◆ Required task: Copy everything in the listing below word for word, apart from any images.
[Data start]
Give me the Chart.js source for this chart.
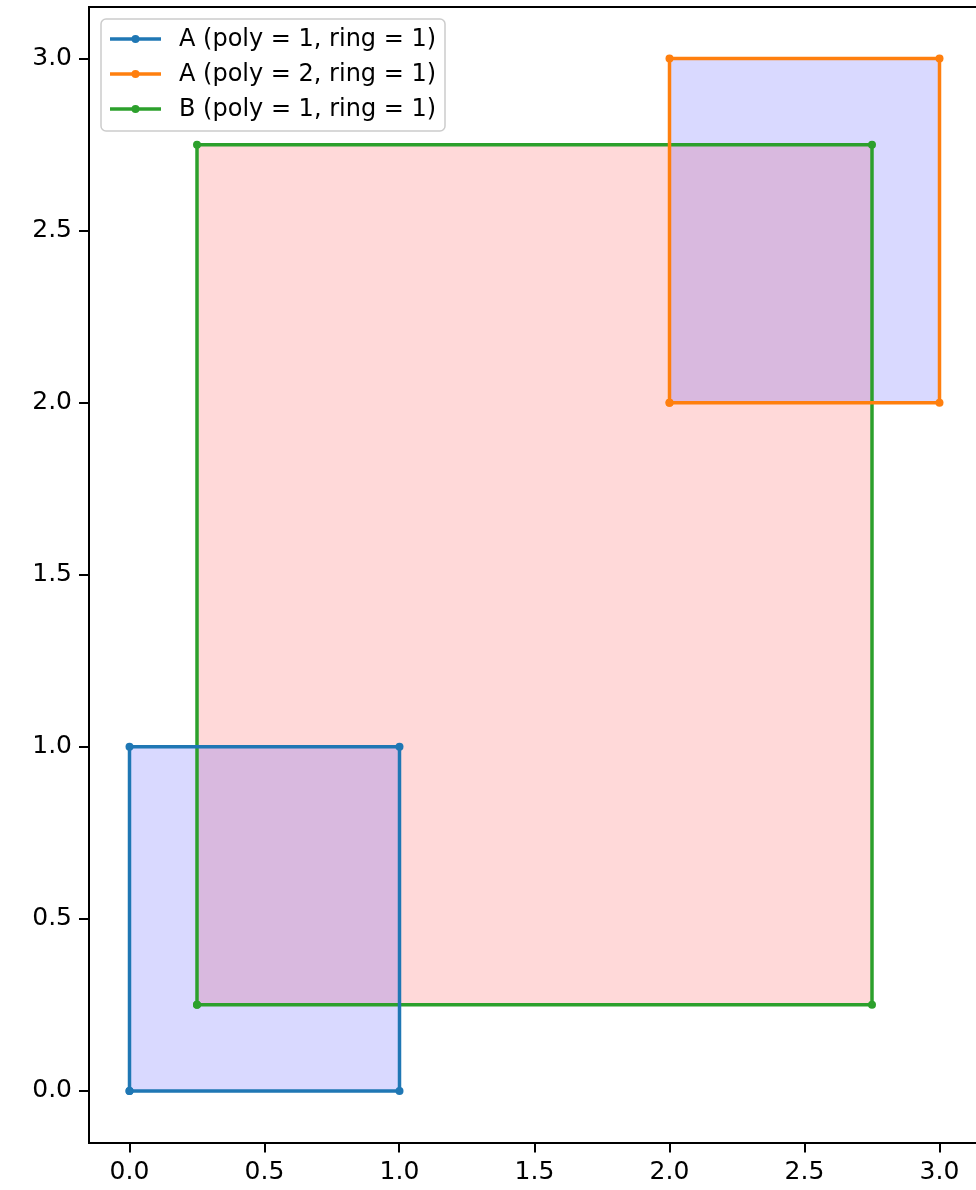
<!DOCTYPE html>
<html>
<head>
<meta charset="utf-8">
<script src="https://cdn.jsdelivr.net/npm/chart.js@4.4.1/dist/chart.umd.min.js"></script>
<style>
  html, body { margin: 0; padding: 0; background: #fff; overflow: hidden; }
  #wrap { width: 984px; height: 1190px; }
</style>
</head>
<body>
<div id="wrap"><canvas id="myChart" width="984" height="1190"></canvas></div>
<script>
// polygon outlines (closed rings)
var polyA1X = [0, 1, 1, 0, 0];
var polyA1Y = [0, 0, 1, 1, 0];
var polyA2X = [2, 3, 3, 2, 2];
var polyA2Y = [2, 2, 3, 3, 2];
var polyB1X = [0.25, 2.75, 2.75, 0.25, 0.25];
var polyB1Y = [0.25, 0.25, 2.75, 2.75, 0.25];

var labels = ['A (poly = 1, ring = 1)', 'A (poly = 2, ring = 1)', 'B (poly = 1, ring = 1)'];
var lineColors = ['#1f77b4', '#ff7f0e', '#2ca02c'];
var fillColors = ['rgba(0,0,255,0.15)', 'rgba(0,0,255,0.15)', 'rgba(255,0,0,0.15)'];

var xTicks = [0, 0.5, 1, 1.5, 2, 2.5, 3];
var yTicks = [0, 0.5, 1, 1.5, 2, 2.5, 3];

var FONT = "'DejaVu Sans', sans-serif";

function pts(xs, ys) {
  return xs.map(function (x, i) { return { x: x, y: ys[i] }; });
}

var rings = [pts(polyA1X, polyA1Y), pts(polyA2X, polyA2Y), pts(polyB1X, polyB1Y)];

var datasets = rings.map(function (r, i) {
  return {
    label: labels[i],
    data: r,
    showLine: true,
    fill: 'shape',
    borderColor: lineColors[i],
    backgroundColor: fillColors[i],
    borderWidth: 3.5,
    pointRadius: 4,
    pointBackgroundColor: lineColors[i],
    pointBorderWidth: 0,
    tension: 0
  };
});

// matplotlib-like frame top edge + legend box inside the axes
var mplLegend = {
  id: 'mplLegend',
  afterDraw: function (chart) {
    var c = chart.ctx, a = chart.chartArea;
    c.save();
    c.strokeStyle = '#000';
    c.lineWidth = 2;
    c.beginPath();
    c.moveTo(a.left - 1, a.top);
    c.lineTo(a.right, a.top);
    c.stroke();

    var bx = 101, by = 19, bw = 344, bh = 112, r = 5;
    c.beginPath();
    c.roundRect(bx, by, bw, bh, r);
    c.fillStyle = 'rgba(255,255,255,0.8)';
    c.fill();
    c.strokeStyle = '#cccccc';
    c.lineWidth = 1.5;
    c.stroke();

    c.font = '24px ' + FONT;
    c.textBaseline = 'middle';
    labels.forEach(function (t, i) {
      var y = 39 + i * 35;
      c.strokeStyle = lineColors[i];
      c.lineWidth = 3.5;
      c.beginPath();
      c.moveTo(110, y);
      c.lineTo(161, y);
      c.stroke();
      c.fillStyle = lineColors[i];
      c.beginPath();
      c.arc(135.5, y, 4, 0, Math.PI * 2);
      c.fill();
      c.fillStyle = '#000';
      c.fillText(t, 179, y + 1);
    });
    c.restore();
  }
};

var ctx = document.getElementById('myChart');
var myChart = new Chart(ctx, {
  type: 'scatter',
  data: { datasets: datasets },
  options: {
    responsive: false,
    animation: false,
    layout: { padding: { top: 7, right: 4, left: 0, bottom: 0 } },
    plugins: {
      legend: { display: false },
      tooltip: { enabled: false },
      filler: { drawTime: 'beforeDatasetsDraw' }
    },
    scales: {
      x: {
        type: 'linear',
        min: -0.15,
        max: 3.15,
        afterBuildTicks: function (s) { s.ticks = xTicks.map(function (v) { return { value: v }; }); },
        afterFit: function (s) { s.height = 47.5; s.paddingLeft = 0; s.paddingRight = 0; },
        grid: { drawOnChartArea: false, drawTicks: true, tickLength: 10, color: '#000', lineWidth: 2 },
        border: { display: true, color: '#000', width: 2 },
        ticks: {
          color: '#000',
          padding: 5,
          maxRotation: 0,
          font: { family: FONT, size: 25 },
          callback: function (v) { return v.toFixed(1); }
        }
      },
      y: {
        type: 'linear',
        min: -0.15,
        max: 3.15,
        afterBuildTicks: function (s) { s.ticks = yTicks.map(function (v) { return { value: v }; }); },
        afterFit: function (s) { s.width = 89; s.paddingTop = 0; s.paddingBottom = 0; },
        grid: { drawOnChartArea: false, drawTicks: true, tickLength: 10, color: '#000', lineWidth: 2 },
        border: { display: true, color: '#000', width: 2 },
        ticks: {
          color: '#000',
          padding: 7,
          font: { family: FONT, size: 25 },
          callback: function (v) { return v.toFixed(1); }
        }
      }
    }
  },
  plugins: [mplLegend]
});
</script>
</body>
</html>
[Data end]
◆ Exercise result:
Give me the Chart.js source for this chart.
<!DOCTYPE html>
<html>
<head>
<meta charset="utf-8">
<script src="https://cdn.jsdelivr.net/npm/chart.js@4.4.1/dist/chart.umd.min.js"></script>
<style>
  html, body { margin: 0; padding: 0; background: #fff; overflow: hidden; }
  #wrap { width: 984px; height: 1190px; }
</style>
</head>
<body>
<div id="wrap"><canvas id="myChart" width="984" height="1190"></canvas></div>
<script>
// polygon outlines (closed rings)
var polyA1X = [0, 1, 1, 0, 0];
var polyA1Y = [0, 0, 1, 1, 0];
var polyA2X = [2, 3, 3, 2, 2];
var polyA2Y = [2, 2, 3, 3, 2];
var polyB1X = [0.25, 2.75, 2.75, 0.25, 0.25];
var polyB1Y = [0.25, 0.25, 2.75, 2.75, 0.25];

var labels = ['A (poly = 1, ring = 1)', 'A (poly = 2, ring = 1)', 'B (poly = 1, ring = 1)'];
var lineColors = ['#1f77b4', '#ff7f0e', '#2ca02c'];
var fillColors = ['rgba(0,0,255,0.15)', 'rgba(0,0,255,0.15)', 'rgba(255,0,0,0.15)'];

var xTicks = [0, 0.5, 1, 1.5, 2, 2.5, 3];
var yTicks = [0, 0.5, 1, 1.5, 2, 2.5, 3];

var FONT = "'DejaVu Sans', sans-serif";

function pts(xs, ys) {
  return xs.map(function (x, i) { return { x: x, y: ys[i] }; });
}

var rings = [pts(polyA1X, polyA1Y), pts(polyA2X, polyA2Y), pts(polyB1X, polyB1Y)];

var datasets = rings.map(function (r, i) {
  return {
    label: labels[i],
    data: r,
    showLine: true,
    fill: 'shape',
    borderColor: lineColors[i],
    backgroundColor: fillColors[i],
    borderWidth: 3.5,
    pointRadius: 4,
    pointBackgroundColor: lineColors[i],
    pointBorderWidth: 0,
    tension: 0
  };
});

// matplotlib-like frame top edge + legend box inside the axes
var mplLegend = {
  id: 'mplLegend',
  afterDraw: function (chart) {
    var c = chart.ctx, a = chart.chartArea;
    c.save();
    c.strokeStyle = '#000';
    c.lineWidth = 2;
    c.beginPath();
    c.moveTo(a.left - 1, a.top);
    c.lineTo(a.right, a.top);
    c.stroke();

    var bx = 101, by = 19, bw = 344, bh = 112, r = 5;
    c.beginPath();
    c.roundRect(bx, by, bw, bh, r);
    c.fillStyle = 'rgba(255,255,255,0.8)';
    c.fill();
    c.strokeStyle = '#cccccc';
    c.lineWidth = 1.5;
    c.stroke();

    c.font = '24px ' + FONT;
    c.textBaseline = 'middle';
    labels.forEach(function (t, i) {
      var y = 39 + i * 35;
      c.strokeStyle = lineColors[i];
      c.lineWidth = 3.5;
      c.beginPath();
      c.moveTo(110, y);
      c.lineTo(161, y);
      c.stroke();
      c.fillStyle = lineColors[i];
      c.beginPath();
      c.arc(135.5, y, 4, 0, Math.PI * 2);
      c.fill();
      c.fillStyle = '#000';
      c.fillText(t, 179, y + 1);
    });
    c.restore();
  }
};

var ctx = document.getElementById('myChart');
var myChart = new Chart(ctx, {
  type: 'scatter',
  data: { datasets: datasets },
  options: {
    responsive: false,
    animation: false,
    layout: { padding: { top: 7, right: 4, left: 0, bottom: 0 } },
    plugins: {
      legend: { display: false },
      tooltip: { enabled: false },
      filler: { drawTime: 'beforeDatasetsDraw' }
    },
    scales: {
      x: {
        type: 'linear',
        min: -0.15,
        max: 3.15,
        afterBuildTicks: function (s) { s.ticks = xTicks.map(function (v) { return { value: v }; }); },
        afterFit: function (s) { s.height = 47.5; s.paddingLeft = 0; s.paddingRight = 0; },
        grid: { drawOnChartArea: false, drawTicks: true, tickLength: 10, color: '#000', lineWidth: 2 },
        border: { display: true, color: '#000', width: 2 },
        ticks: {
          color: '#000',
          padding: 5,
          maxRotation: 0,
          font: { family: FONT, size: 25 },
          callback: function (v) { return v.toFixed(1); }
        }
      },
      y: {
        type: 'linear',
        min: -0.15,
        max: 3.15,
        afterBuildTicks: function (s) { s.ticks = yTicks.map(function (v) { return { value: v }; }); },
        afterFit: function (s) { s.width = 89; s.paddingTop = 0; s.paddingBottom = 0; },
        grid: { drawOnChartArea: false, drawTicks: true, tickLength: 10, color: '#000', lineWidth: 2 },
        border: { display: true, color: '#000', width: 2 },
        ticks: {
          color: '#000',
          padding: 7,
          font: { family: FONT, size: 25 },
          callback: function (v) { return v.toFixed(1); }
        }
      }
    }
  },
  plugins: [mplLegend]
});
</script>
</body>
</html>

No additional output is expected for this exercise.